20 de setembro de 2004
Das muitas esperas

O que faz girar a Roda? A lei de causa e efeito. Melhor dizendo: a lei de que a cada ação corresponde uma reação - de tal modo que o movimento é contínuo e auto-sustentado. Então como cessar o karma? Interrompendo a reação - já que nada podemos fazer sobre a ação alheia. Compaixão é a palavra-chave. Caridade é conseqüência, Rimbaud.

Eis onde budismo e cristianismo se tocam. Ou parecem se tocar, porque eu não sou teólogo. Sou só um cara que espera uma mulher tomar um banho rápido.

Uma das primeiras coisas que os homens aprendem sobre as mulheres é que "banho rápido" não significa a mesma coisa para homens e mulheres. E é assim e tem de ser assim e será assim ainda que os homens também se demorem nos chuveiros.
Mas cuidado, leitor, nunca é de chuveiros que falam as mulheres quando pensam em um banho, mesmo que ele seja essa coisa de definição obscura que é um "banho rápido". As mulheres pensam em banheiras quando falam em banhos, mesmo que só haja chuveiros. Para as mulheres, o chuveiro é uma banheira vertical onde elas tomam abstratos banhos rápidos. E os homens logo descobrem a volúpia de atentar com olhos sonsos o se acariciar dessas curvas por mãos tão absortas.

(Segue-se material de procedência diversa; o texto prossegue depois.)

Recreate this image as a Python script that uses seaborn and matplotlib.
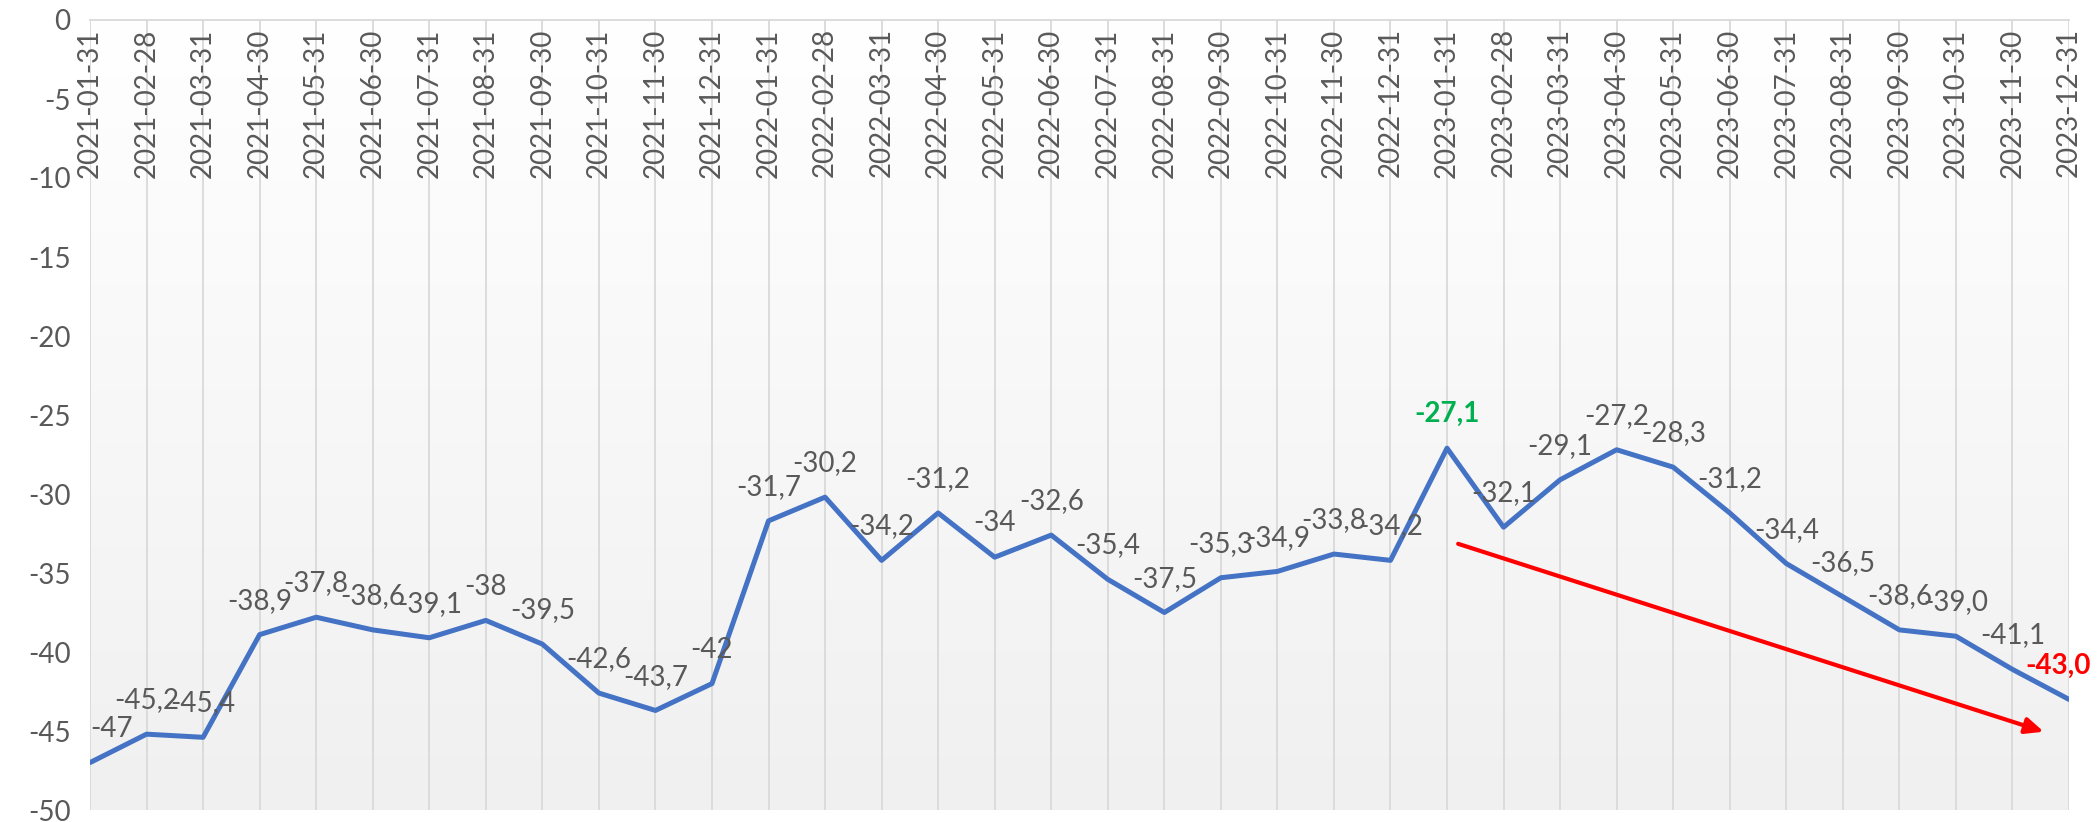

Mas pode-se também esperar imerso em um livro como este em que um rabino inspirado chamado Nilton Bonder compara a Internet à Cabala. O tema é tão surpreendente que parece beirar o absurdo, mas ao nos deparar com palavras como janela, portal, acesso, senha, código, linguagem, real e virtual logo percebemos que Nilton acertou bem no ponto, como a pedra de Davi na cabeça de Golias.

A dualidade real/ virtual já está presente no conceito aristotélico de atual/potencial. Nenhuma novidade por aí. A questão é que até ao século passado, a imaterialidade, a inatualidade, a insensibilidade do virtual/potencial levava ao questionamento de sua existência: "De que modo aquilo que não é pode ser?", nos pergunta o cético, desdenhoso. O que acontece, em resumo, é que a Internet materializou o virtual. A Internet é a síntese material de imensos conhecimentos. Mas pense este texto, que você lê agora impresso: ele é um cisco inapreensível em um HD - sua materialidade é quase nula. Mas ele está lá, na Rede, acessível a todos ao mesmo tempo e ao mesmo tempo quase inexistente, invisível ponto, talvez a bilhonésima parte de um CD!

"Deus descansa no tempo", escreve Nilton. Bonito, não? Isto também: "Todo lugar onde um ser humano erguer seus olhos para os céus é o Sanctum Sanctorum" (ou o lugar mais sagrado do templo). Trecho que, aliás, se encerra assim: "E toda palavra que é dita com sinceridade é o Nome de Deus".

Comprei o livro do Nilton, "Portais secretos", editado pela Rocco, em um saldão junto com mais quatro outros livros. Comprar livros para mim é um vício. Adoro estar cercado de livros. Sei lá, tê-los perto já é um pouco lê-los....

Não demorei mais de dez minutos de concentrada busca em um balcão repleto de livros para escolher estes cinco, mas o estranho é que, apesar da evidente disparidade deles, todos têm como ponto em comum a Cabala, o judaísmo e a Grande Rede. Só me dei conta disso depois. Não é obra do acaso, mas exemplo da força dessas 22 letras que fazem o hebraico e, como acreditam os cabalistas, este mundo.
Entre os livros está um que comprei simplesmente pelo autor: Thomas Mann. É um livro fino, que reúne duas novelas. A primeira chama-se "A lei" e foi ela que me revelou a tal coincidência da Cabala presente em todos os livros.

De cara, me impressionou a abertura do texto: "Seu nascimento fora irregular, por isso amava apaixonadamente a ordem, o inviolável, a regra e a proibição. Muito cedo começara a matar com fervor, portanto sabia melhor do que qualquer inexperiente que o ato de matar era verdadeiramente delicioso, mas que ter matado era medonho ao extremo e, por isso, não se deve matar." Impressiona...E, na sequência da leitura logo descobri que a novela é uma ficção qem torno da vida de Moisés.

E assim, vou passando de livro em livro a outro enquanto espero que esse outro livro que é teu corpo acabe de banhar-se.